For a myriad of reasons, it makes much more sense to regulate permissions at the document level.

What is document permission management?

Via permissions, the following permissions are determined of one or more documents:

  • Reading document
  • Reading metadata
  • Editing document
  • Editing metadata
  • Modify permissions

M-Files thus determines permissions based on metadata and not on the location of a document. This gives organisations unprecedented flexibility.

Permission management of documents capabilities

Permission management in M-Files is not based on the location of a document, but the metadata of that document. Metadata such as file, status, version and client then determine permission rules.

The great advantage of this is that metadata is unbounded and thus actually determines permissions for each property or step in a process, automatically if desired. This creates permission management at the individual level and, for example, an employee can see one document in a file while another remains closed.

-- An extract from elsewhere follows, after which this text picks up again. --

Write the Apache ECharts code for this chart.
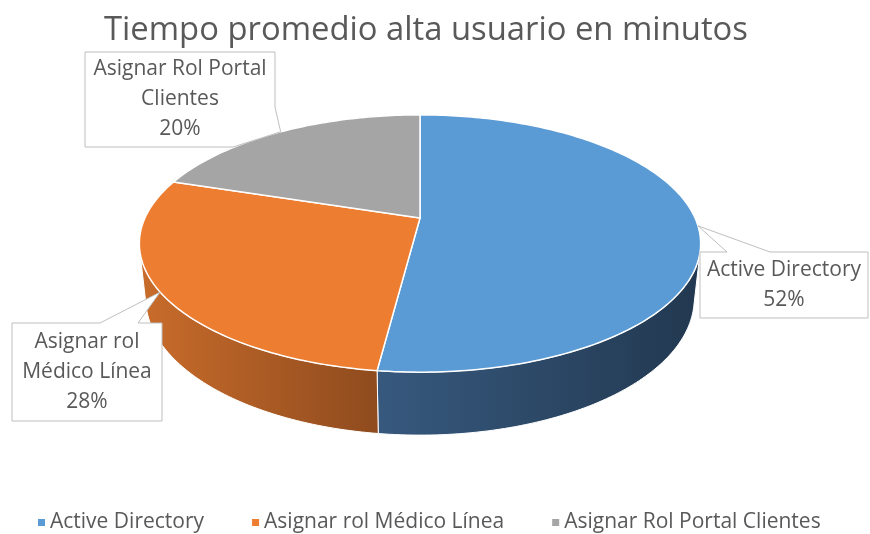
<!DOCTYPE html>
<html>
<head>
<meta charset="utf-8">
<script src="https://cdn.jsdelivr.net/npm/echarts@6/dist/echarts.min.js"></script>
<style>
  html, body { margin: 0; padding: 0; background: #fff; }
  #chart { width: 870px; height: 534px; }
</style>
</head>
<body>
<div id="chart"></div>
<script>
// datos
const categories = ['Active Directory', 'Asignar rol Médico Línea', 'Asignar Rol Portal Clientes'];
const minutes = [13, 7, 5];
const labelNames = ['Active Directory', 'Asignar rol\nMédico Línea', 'Asignar Rol Portal\nClientes'];

const topColors = ['#5b9bd5', '#ed7d31', '#a5a5a5'];
const sideColors = [['#37597e', '#223850'], ['#c96c2b', '#8f4b1e'], ['#8a8a8a', '#5c5c5c']];
const FONT = '"Open Sans", "Liberation Sans", sans-serif';
const TEXT = '#595959';

// vista 3d (perspectiva)
const cam = { cx: 420, cy: 218, f: 1239, D: 1, R: 0.222, H: 0.05, alpha: 26.7 * Math.PI / 180 };
const sinA = Math.sin(cam.alpha), cosA = Math.cos(cam.alpha);

// cajas de etiquetas, 'tip' = punta sobre la rebanada
const callouts = [
    { box: [700, 252, 168, 66], outline: [[700, 252], [727, 252], 'tip', [770, 252], [868, 252], [868, 318], [700, 318]] },
    { box: [12, 323, 150, 98], outline: [[12, 323], [100, 323], 'tip', [138, 323], [162, 323], [162, 421], [12, 421]] },
    { box: [85, 52, 190, 95], outline: [[85, 52], [275, 52], [275, 107], 'tip', [233, 147], [85, 147]] }
];

function project(theta, y) {
    const X = cam.R * Math.cos(theta), Z = cam.R * Math.sin(theta);
    const vy = y * cosA + Z * sinA;
    const vz = cam.D + Z * cosA - y * sinA;
    return [cam.cx + cam.f * X / vz, cam.cy - cam.f * vy / vz];
}

function arc(from, to, y) {
    const n = Math.max(2, Math.ceil(Math.abs(to - from) / (Math.PI / 180)));
    const pts = [];
    for (let i = 0; i <= n; i++) {
        pts.push(project(from + (to - from) * i / n, y));
    }
    return pts;
}

function sliceAngles(idx) {
    const total = minutes.reduce((a, b) => a + b, 0);
    let cum = 0;
    for (let i = 0; i < idx; i++) cum += minutes[i];
    const a0 = Math.PI / 2 - 2 * Math.PI * cum / total;
    const a1 = a0 - 2 * Math.PI * minutes[idx] / total;
    return [a0, a1, Math.round(minutes[idx] / total * 100)];
}

// parte visible del costado
const wallLim = Math.asin(cam.R / (cam.D * cosA));
const wallL = -Math.PI + wallLim, wallR = -wallLim;

function makeRender(idx) {
    return function (params, api) {
        const [a0, a1, pct] = sliceAngles(idx);
        const children = [];
        for (let k = -1; k <= 1; k++) {
            const lo = Math.max(a1, wallL + 2 * Math.PI * k);
            const hi = Math.min(a0, wallR + 2 * Math.PI * k);
            if (hi <= lo) continue;
            const pts = arc(hi, lo, 0).concat(arc(lo, hi, -cam.H));
            const xs = pts.map(p => p[0]);
            const xmin = Math.min.apply(null, xs), xmax = Math.max.apply(null, xs);
            children.push({
                type: 'polygon',
                shape: { points: pts },
                style: {
                    fill: new echarts.graphic.LinearGradient(xmin, 0, xmax, 0, [
                        { offset: 0, color: sideColors[idx][0] },
                        { offset: 1, color: sideColors[idx][1] }
                    ], true),
                    stroke: '#ffffff', lineWidth: 1
                }
            });
        }
        children.push({
            type: 'polygon',
            shape: { points: [[cam.cx, cam.cy]].concat(arc(a0, a1, 0)) },
            style: { fill: topColors[idx], stroke: '#ffffff', lineWidth: 1.5 }
        });
        // etiqueta
        const c = callouts[idx];
        const tip = project((a0 + a1) / 2, 0);
        children.push({
            type: 'polygon',
            shape: { points: c.outline.map(p => p === 'tip' ? tip : p) },
            style: { fill: '#ffffff', stroke: '#bfbfbf', lineWidth: 1 }
        });
        children.push({
            type: 'text',
            style: {
                text: labelNames[idx] + '\n' + pct + '%',
                x: c.box[0] + c.box[2] / 2,
                y: c.box[1] + c.box[3] / 2,
                align: 'center', verticalAlign: 'middle',
                fill: TEXT, fontSize: 21, lineHeight: 30, fontFamily: FONT
            }
        });
        return { type: 'group', children: children };
    };
}

const chart = echarts.init(document.getElementById('chart'));
chart.setOption({
    animation: false,
    title: {
        text: 'Tiempo promedio alta usuario en minutos',
        left: 99,
        top: 9,
        textStyle: { color: TEXT, fontSize: 32.8, fontWeight: 'normal', fontFamily: FONT }
    },
    legend: {
        data: categories,
        top: 512,
        left: 38,
        padding: 0,
        icon: 'rect',
        itemWidth: 7,
        itemHeight: 7,
        itemGap: 48,
        textStyle: { color: TEXT, fontSize: 21, fontFamily: FONT }
    },
    series: categories.map((name, i) => ({
        type: 'custom',
        name: name,
        coordinateSystem: 'none',
        itemStyle: { color: topColors[i] },
        data: [[minutes[i]]],
        renderItem: makeRender(i)
    }))
});
</script>
</body>
</html>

Some examples of permission management based on metadata:

Document X possesses the following metadata:

  • Type: Contract
  • Client: Jansen BV
  • Status: awaiting review

Manager A can open and edit this document because he is responsible for this file and the review (based on the status of the document). Employee B can read but not edit this document (thanks to the status 'Waiting for review').

Metadata create the ability to set up process permissions. Consider, for example, a product development document. During the development phase of a product, the Research & Development department can access it, and at the production phase, documents also become available to the organisation's quality management department.

As permissions are metadata-based, this makes it very easy to create an overview of who is allowed to do what, when and why.

The benefits of document workflows

M-Files' permission management has great advantages for organisations.

Permissions based on metadata

Because permissions are based on metadata, unlimited possibilities arise in what determines who can do what and when.

Compliance with laws & regulations

Metadata allows directives to be adopted directly into permission management.

Multidisciplinary working

Access to information can easily be made dependent on discipline, team and departments within the organisation.

Process-oriented

Permissions can be controlled based on the step in a process. When the step in the process is changed, the permissions automatically change as predetermined.

Central management permissions

M-Files creates a central place where changes to permissions (or metadata) can easily be made.

Overview permissions

From the M-Files platform, one quickly creates permission statements.